Mark Twain noted that “No man's life, liberty, or property is safe while the legislature is in session.” Apparently the efforts to combat global warming aren’t safe either, as an obscure procedural vote in the House of Representatives this week threw a major roadblock in the way of science-based solutions.
Worldwide animal agriculture accounts for nearly one-fifth of
all greenhouse gas emissions.
By a vote of 267-147, the House passed a motion by Rep. Mike Simpson (R-Idaho), instructing the conference committee on the Interior Appropriations bill to keep an amendment by Rep. Tom Latham (R-Iowa) that prevents the Environmental Protection Agency from being allowed to gather any data on the contribution that animal agriculture makes to climate change.
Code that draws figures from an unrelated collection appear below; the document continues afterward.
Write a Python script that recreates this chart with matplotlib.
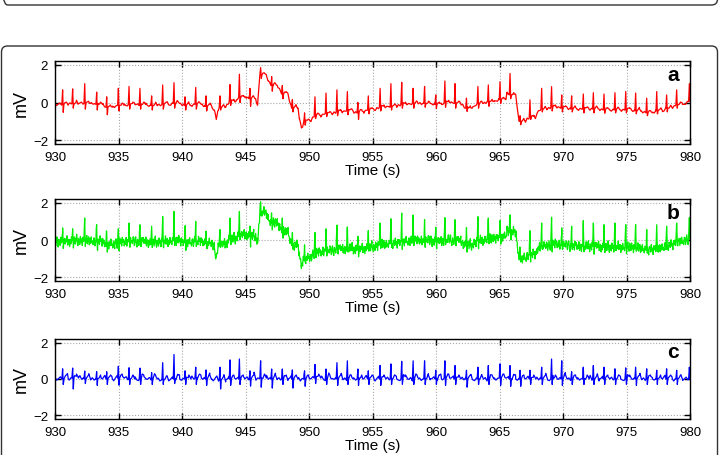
import numpy as np
import matplotlib
matplotlib.use("Agg")
import matplotlib.pyplot as plt
from matplotlib.patches import FancyBboxPatch
from matplotlib.transforms import IdentityTransform

plt.rcParams['font.family'] = ['Liberation Sans', 'DejaVu Sans']

# ---------------- data ----------------
beat_t = [930.60, 931.39, 932.34, 933.28, 934.07, 934.99, 935.83, 936.69, 937.61, 938.48,
          939.37, 940.24, 941.08, 941.89, 942.99, 943.78, 944.52, 945.35, 946.19, 947.06,
          947.90, 948.69, 949.65, 950.47, 951.34, 952.20, 953.02, 953.85, 954.67, 955.60,
          956.45, 957.30, 958.20, 959.10, 959.98, 960.70, 961.50, 962.40, 963.30, 964.12,
          965.04, 965.83, 966.62, 967.40, 968.32, 969.10, 969.90, 970.68, 971.60, 972.39,
          973.23, 974.09, 974.94, 975.72, 976.59, 977.38, 978.16, 978.95, 979.95]

a_base = [-0.10, -0.05, -0.05, -0.10, -0.25, -0.15, -0.10, -0.10, -0.15, -0.10,
          -0.05, -0.15, -0.10, -0.20, -0.25, 0.05, 0.25, 0.20, 1.45, 0.90,
          0.45, -0.30, -1.00, -0.70, -0.60, -0.50, -0.45, -0.50, -0.40, -0.25,
          -0.20, -0.10, -0.05, -0.05, -0.10, 0.00, -0.05, -0.30, -0.05, 0.05,
          0.15, 0.40, -1.00, -0.80, -0.35, -0.25, -0.30, -0.35, -0.35, -0.35,
          -0.40, -0.40, -0.40, -0.45, -0.55, -0.45, -0.30, -0.10, 0.05]
a_peak = [0.67, 0.72, 1.00, 0.55, 0.30, 0.75, 0.85, 0.75, 0.35, 0.93,
          1.05, 0.30, 0.80, 0.35, 0.35, 0.93, 1.50, 0.75, 1.85, 1.37,
          0.90, 0.15, -0.55, 0.30, 0.50, 0.67, 0.58, 0.00, 0.35, 0.75,
          1.00, 1.05, 0.75, 0.85, 0.40, 1.14, 1.00, 0.23, 0.85, 0.93,
          1.10, 1.54, -0.70, 0.14, 0.75, 0.84, 0.40, 0.35, 0.45, 0.52,
          0.45, 0.52, 0.58, 0.50, 0.23, 0.58, 0.40, 0.67, 1.00]
a_trough = [-0.45, -0.30, -0.35, -0.40, -0.65, -0.45, -0.35, -0.35, -0.40, -0.35,
            -0.30, -0.40, -0.35, -0.45, -0.40, -0.15, 0.00, -0.20, 1.30, 0.60,
            0.20, -0.50, -1.20, -0.85, -0.75, -0.70, -0.65, -0.90, -0.60, -0.45,
            -0.40, -0.30, -0.30, -0.25, -0.30, -0.25, -0.30, -0.47, -0.30, -0.20,
            -0.05, 0.20, -1.18, -0.90, -0.50, -0.45, -0.50, -0.50, -0.55, -0.55,
            -0.55, -0.55, -0.55, -0.60, -0.70, -0.60, -0.50, -0.30, 0.05]

wander_t = [930.00, 934.70, 942.55, 942.70, 942.82, 944.35, 945.05, 945.95, 946.80,
            947.65, 948.50, 949.25, 949.40, 949.50, 953.60, 965.60, 966.40, 966.48,
            967.20, 968.05]
wander_v = [-0.10, -0.25, -0.40, -0.90, -0.45, 0.15, 0.30, -0.15, 1.15,
            0.75, 0.00, -0.85, -1.35, -1.30, -0.55, 0.55, -0.30, -0.70,
            -0.85, -0.45]

a_jitter = [0.05, -0.06, 0.02, 0.07, -0.04, -0.07, 0.04, 0.00, -0.05, 0.06, -0.02,
            0.03, -0.06]

b_peak = [0.65, 0.60, 1.18, 0.82, 0.47, 0.60, 0.91, 0.82, 0.74, 1.26,
          1.53, 0.74, 1.00, 0.47, 0.56, 1.18, 1.53, 0.74, 2.05, 1.35,
          1.10, 0.40, -0.30, 0.40, 0.60, 0.80, 0.70, 0.20, 0.50, 0.91,
          1.09, 1.18, 1.20, 1.00, 0.68, 1.20, 1.09, 0.65, 1.09, 1.18,
          1.00, 1.35, -0.45, 0.50, 0.91, 1.20, 0.65, 0.74, 0.82, 0.91,
          0.82, 0.91, 0.82, 0.82, 0.56, 0.82, 0.74, 0.91, 1.18]
b_jitter = [0.18, -0.22, 0.05, 0.27, -0.12, -0.28, 0.14, 0.02, -0.19, 0.24, -0.06,
            0.11, -0.25, 0.20, -0.03, 0.16, -0.17, 0.08, -0.10, 0.26, -0.21, 0.04,
            0.13, -0.27, 0.09, -0.14, 0.22, -0.08, 0.01, -0.18, 0.19]

c_base = [0.00, 0.05, 0.00, 0.00, 0.00, 0.05, 0.00, 0.00, 0.00, -0.05,
          0.00, 0.00, 0.05, 0.00, -0.05, 0.00, 0.00, 0.00, 0.05, 0.00,
          0.00, 0.00, 0.00, 0.05, 0.00, 0.00, 0.00, 0.00, 0.00, 0.00,
          0.00, 0.00, 0.00, 0.00, 0.00, 0.05, 0.00, 0.00, 0.00, 0.00,
          0.05, 0.00, 0.00, 0.00, 0.00, 0.00, 0.00, 0.00, 0.00, 0.00,
          0.00, 0.00, 0.00, 0.00, 0.00, 0.00, 0.00, 0.00, 0.00]
c_peak = [0.56, 0.60, 0.44, 0.40, 0.40, 0.70, 0.62, 0.60, 0.35, 0.90,
          1.35, 0.45, 0.65, 0.50, 0.65, 1.05, 1.10, 0.45, 1.00, 0.55,
          0.55, 0.50, 0.45, 0.80, 0.55, 0.90, 1.00, 0.55, 0.45, 0.75,
          0.83, 0.92, 1.00, 1.00, 0.48, 1.00, 0.74, 0.48, 0.65, 0.74,
          0.83, 0.74, 0.48, 0.48, 0.65, 1.10, 1.00, 0.40, 0.65, 0.74,
          0.65, 0.56, 0.56, 0.65, 0.56, 0.48, 0.56, 0.48, 0.65]
c_trough = [-0.30, -0.55, -0.25, -0.35, -0.30, -0.30, -0.30, -0.30, -0.30, -0.30,
            -0.25, -0.30, -0.30, -0.35, -0.55, -0.35, -0.30, -0.30, -0.45, -0.50,
            -0.30, -0.50, -0.40, -0.25, -0.30, -0.30, -0.30, -0.35, -0.30, -0.35,
            -0.30, -0.30, -0.30, -0.30, -0.30, -0.35, -0.30, -0.45, -0.30, -0.30,
            -0.35, -0.40, -0.40, -0.30, -0.30, -0.30, -0.35, -0.30, -0.30, -0.30,
            -0.30, -0.30, -0.30, -0.30, -0.30, -0.30, -0.30, -0.30, 0.00]
c_jitter = [0.07, -0.06, 0.02, 0.12, -0.05, -0.09, 0.05, 0.20, -0.07, 0.03, -0.02,
            0.08, -0.11, 0.03, 0.15, -0.04, 0.06, -0.08, 0.01, 0.10, -0.05]

x_ticks = [930, 935, 940, 945, 950, 955, 960, 965, 970, 975, 980]
y_ticks = [-2, 0, 2]
panel_letters = ['a', 'b', 'c']
colors = ['#ff0000', '#00ee00', '#0000ff']


# ---------------- build traces ----------------
def build(base, peak, trough, tw, extra_t=(), extra_v=()):
    t, v = [], []
    for bt, b0, p, s in zip(beat_t, base, peak, trough):
        t += [bt - 0.06, bt, bt + 0.05, bt + 0.10, bt + 0.30, bt + 0.45]
        v += [b0, p, s, b0, b0 + tw, b0]
    t += list(extra_t)
    v += list(extra_v)
    order = np.argsort(t)
    return np.asarray(t)[order], np.asarray(v)[order]


def add_jitter(t0, v0, jitter, step):
    tn = np.arange(930.0, 980.0, step)
    jn = np.array([jitter[k % len(jitter)] for k in range(len(tn))])
    vn = np.interp(tn, t0, v0) + jn
    t = np.concatenate([t0, tn])
    v = np.concatenate([v0, vn])
    o = np.argsort(t, kind='stable')
    return t[o], v[o]


ta, va = add_jitter(*build(a_base, a_peak, a_trough, 0.12, wander_t, wander_v), a_jitter, 0.13)
tb, vb = add_jitter(*build(a_base, b_peak, a_trough, 0.10, wander_t, wander_v), b_jitter, 0.05)
tc, vc = add_jitter(*build(c_base, c_peak, c_trough, 0.22), c_jitter, 0.14)

traces = [(ta, va), (tb, vb), (tc, vc)]

# ---------------- figure ----------------
fig = plt.figure(figsize=(7.19, 4.56), dpi=100)
fig.patch.set_facecolor('white')

H = 456
fr1 = FancyBboxPatch((1.5, H - 6), 716, 40, boxstyle="round,pad=0,rounding_size=6",
                     transform=IdentityTransform(), fill=False, edgecolor='#333333', lw=1.0)
fr2 = FancyBboxPatch((1.5, -30), 716, H - 47 + 30, boxstyle="round,pad=0,rounding_size=6",
                     transform=IdentityTransform(), fill=False, edgecolor='#333333', lw=1.0)
fig.add_artist(fr1)
fig.add_artist(fr2)

boxes = [(55, 62, 145), (55, 200, 282), (55, 340, 420)]
for i, ((l, top, bot), (tt, vv)) in enumerate(zip(boxes, traces)):
    ax = fig.add_axes([l / 719, 1 - bot / H, 635 / 719, (bot - top) / H])
    ax.plot(tt, vv, color=colors[i], lw=0.9)
    ax.set_xlim(930, 980)
    ax.set_ylim(-2.2, 2.2)
    ax.set_xticks(x_ticks)
    ax.set_yticks(y_ticks)
    ax.grid(True, linestyle=':', color='#a8a8a8', lw=0.8)
    ax.tick_params(direction='in', top=True, right=True, length=4, width=1.0,
                   labelsize=9.5, pad=5)
    for sp in ax.spines.values():
        sp.set_linewidth(1.0)
    ax.set_xlabel('Time (s)', fontsize=11, labelpad=0)
    ax.set_ylabel('mV', fontsize=13, labelpad=2)
    ax.text(0.973, 0.84, panel_letters[i], transform=ax.transAxes, fontsize=15,
            fontweight='bold', ha='center', va='center')

fig.savefig('out.png', dpi=100)
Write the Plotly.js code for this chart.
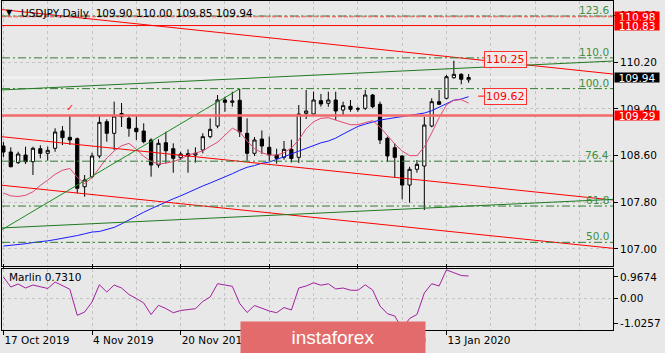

The House bill had included this Latham provision, but the Senate had rejected a similar amendment by Sen. Sam Brownback (R-Kansas), meaning the conferees from both chambers had to negotiate on whether it stayed in the final bill.
The Senate and House leaders of the Interior Appropriations subcommittees, Sen. Dianne Feinstein (D-Calif.) and Rep. Norm Dicks (D-Wash.), fought hard to defeat these hostile maneuvers by lawmakers too closely aligned with agribusiness and to preserve the EPA’s authority to collect data on greenhouse gas emissions from the largest industrial factory farms. After the House vote, though, the bill was finalized with the Latham amendment included, and will soon be sent to the president for his signature.
The HSUS and a coalition of environmental and public health groups have petitioned the EPA to begin regulating air pollution from factory farms, and the agency recently announced that the largest animal factories (only those emitting more than 25,000 tons of greenhouse gases from manure) would have to report on their emissions. But now Congress will block the agency’s action.
The rhetoric on the House floor from Simpson and others would make one think that a simple reporting requirement would force every American farmer out of business, and all the agricultural jobs would move to Mexico, Brazil, and Argentina. Simpson even opined: “If the EPA had existed in Biblical times, there is no question in my mind that it would have regulated gas emissions from Noah’s Ark. Poor Noah and his livestock; they could withstand a 40-day flood, but they would never have survived the EPA.”
But Noah wasn’t confining animals in industrial factories, dumping thousands of tons of manure into lagoons, polluting our air and water, jeopardizing public health, or harming rural communities. Chairman Dicks pointed out the narrow focus of the agency’s rule, noting “that thousands of small farmers would be exempted, and only the 90 largest manure management systems in the country would be required to report their emissions, those who annually emit as much in greenhouse gases as 58,000 barrels of oil.”
It’s a setback for science and transparency, and it ties the hands of the U.S. at a time when our federal officials are about to sit down with leaders of many other countries in Copenhagen to try to reach an agreement on how to meet this global challenge. How can we develop good public policy solutions based on sound science if we can’t even collect data? With worldwide animal agriculture accounting for nearly one-fifth (or perhaps more) of all greenhouse gas emissions, Congress must stop giving the livestock sector a free pass—every industry must come to the table and be part of the solution.